Annelik; kendi parçanı, yavrunu tüm kötülüklerden korumaya çalışmaktır. Annelik belki de kendi yaşadığın deneyimler ışığında çocuğuna yol göstermektir. Hele de eğer anne-kız ilişkisine sahipseniz, olay çok daha farklı boyutlara dönüşür. Kızın için çokça endişelenir ve onu kendi deneyimlerin doğrultusunda yönlendirirsin. Peki bu ne kadar doğrudur? Kızına deneyimlerinden edindiğin bilgilere dayanarak sınır mı koymalısın yoksa ona yaşanmışlıklarından edindiğin bilgileri paylaşarak, uyarıp, ona yol gösterip, kızının kendi tercihleri ile o yolda, kendi aldığı kararlar ile yürümesini, koşmasını yeri geldiğinde de düşmesini mi izlemelisin? Yanlış yaparak edineceği bilgiler, çizeceği yollar sizce de daha değerli olmayacak mıdır? Veya da kendi yaşadığınız dönemde ailenizin sizlere koyduğu sınırları günümüzde, siz de kendi kızınıza, oğlunuza koymalı mısınız? Her annelik farklıdır ve doğal olarak her “anne” de farklıdır.
Mükemmel anne kavramı diye bir kavram lügatımızda yer almamaktadır. Zaten kimsenin, herhangi bir annenin de mükemmel olması gerekmez. Hiçbir çocuk annesinden mükemmel olması bekleyişine girmez. Çocuğun gireceği tek bir beklenti vardır, o da; annesinin kendisini dinlemesi, anlaması ve ona her zaman yanında olduğunu hissettirmesidir. Bir anne ne kadar çabalarsa çabalasın, ne kadar kısıtlarsa kısıtlasın, çocuğunu, kız nezdinde konuştuğumda ise kızını kötülüklerden koruyamaz. Hatta bir anne, çocuğuna çok kısıtlayıcı bir şekilde yaklaşıyor ise, isteğinin tersi bir biçimde, kızını veya da çocuğunu kötülüklere daha da yaklaştırıyor demektir.

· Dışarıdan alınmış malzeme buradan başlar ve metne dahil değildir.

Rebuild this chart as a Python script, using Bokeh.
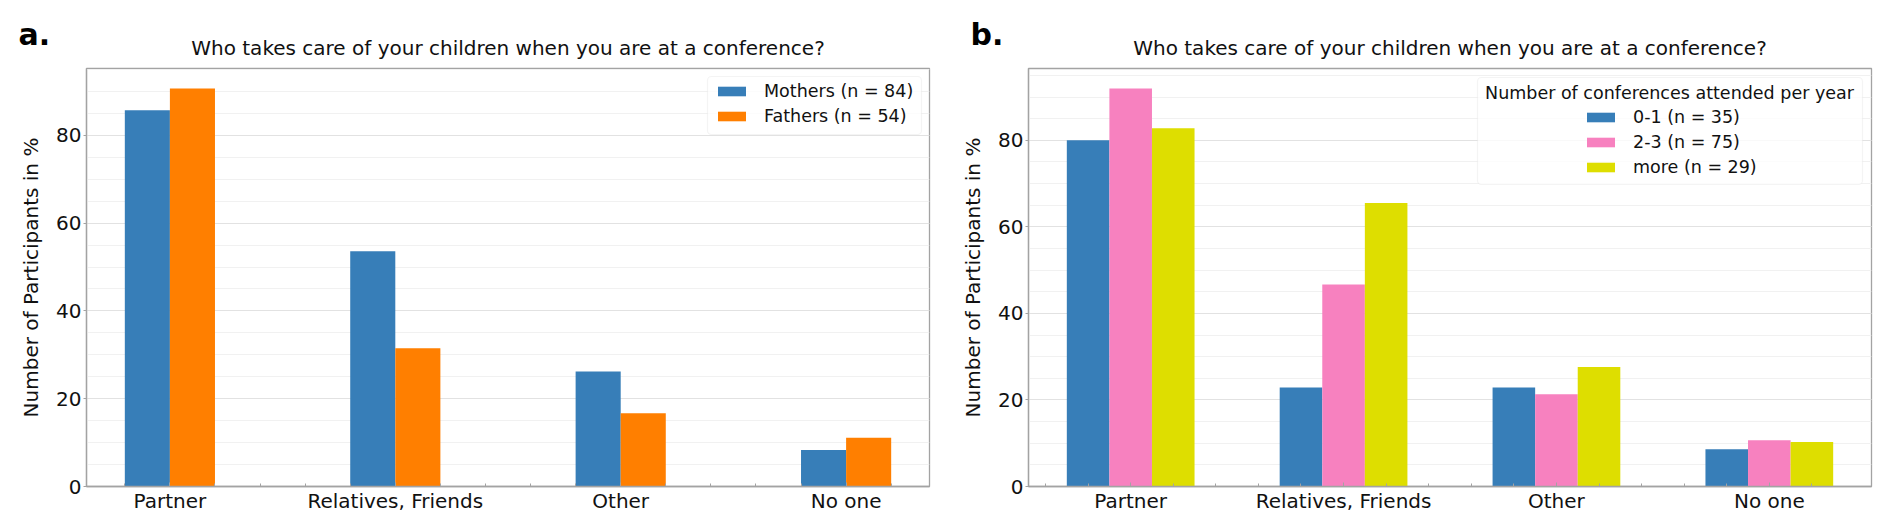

Biz çocukların, kızların annelerinden özellikle de ergenlik çağında tek bir beklentisi vardır; kendi deneyimlerinizi anlatmanız, kendi düşüncelerinizi söylemeniz ancak bizlerin de o düşüncelere %100 itaat etmesini beklememeniz. Bizlerin de kendi düşüncesi ve kendi hayat perspektifleri var. Belki sizler, bizlerin daha çok toy olduğunu ve her şeyi yanlış yapacağımızı düşünüyorsunuz fakat bizler de bugüne kadar sizlerin bizlere verdiği gerek hayat gerekse akademik eğitim ile kendimize neyin iyi geldiği, neyin ise kötü geldiği bilincine sahibiz. Bizlere bugüne kadar bir yaşam görüşü kazandırdınız ve neyin iyi, neyin ise kötü olduğunu öğrettiniz. Hatta öyle bir devirde yaşıyoruz ki sizlerin bilmediği ancak bizim aşina olduğumuz birçok alan bile mevcut.
Biz, sizlerin edindirdiği bilgiler ışığında neden kendimiz için kötü ve tehlikeli olan yolu seçip, yanlış kararlar alalım ki? Tabii ki her zaman her şeyi doğru yapamayız ancak bazı şeyleri de yaşamak, deneyimleyerek ve hata yaparak, düşerek öğrenmek gerekiyor. Bazı noktalarda düşmeliyiz ki kalktığımızda, o noktanın bizler üzerindeki etkisi bilincine sahip bir biçimde yol alalım. Bugüne kadar bize kattıklarınız ve öğrettikleriniz için çok teşekkürler… Evet, biz büyüdük ve artık hayatımızın başrolü kendimiz olduk.
Artık bizleri denize atmanın ve denize nasıl da adapte oluşumuzu izlemenin vaktinin geldiğini düşünüyorum.
Sizlere, karşı çıkmamız ve sizlerle tartışmamız sizleri sevmediğimiz, sizden nefret ettiğimiz anlamına gelmiyor. Sadece artık bizlerin de kendine has düşünceleri var, nasıl sizlerin, tüm annelerin farklı ve kendine has bir anneliği olduğu gibi. Bize bu yolda vereceğiniz en büyük destek ve iyilik, bizlerin daima yanında olduğunu hissettirmeniz ve göstermeniz olacaktır.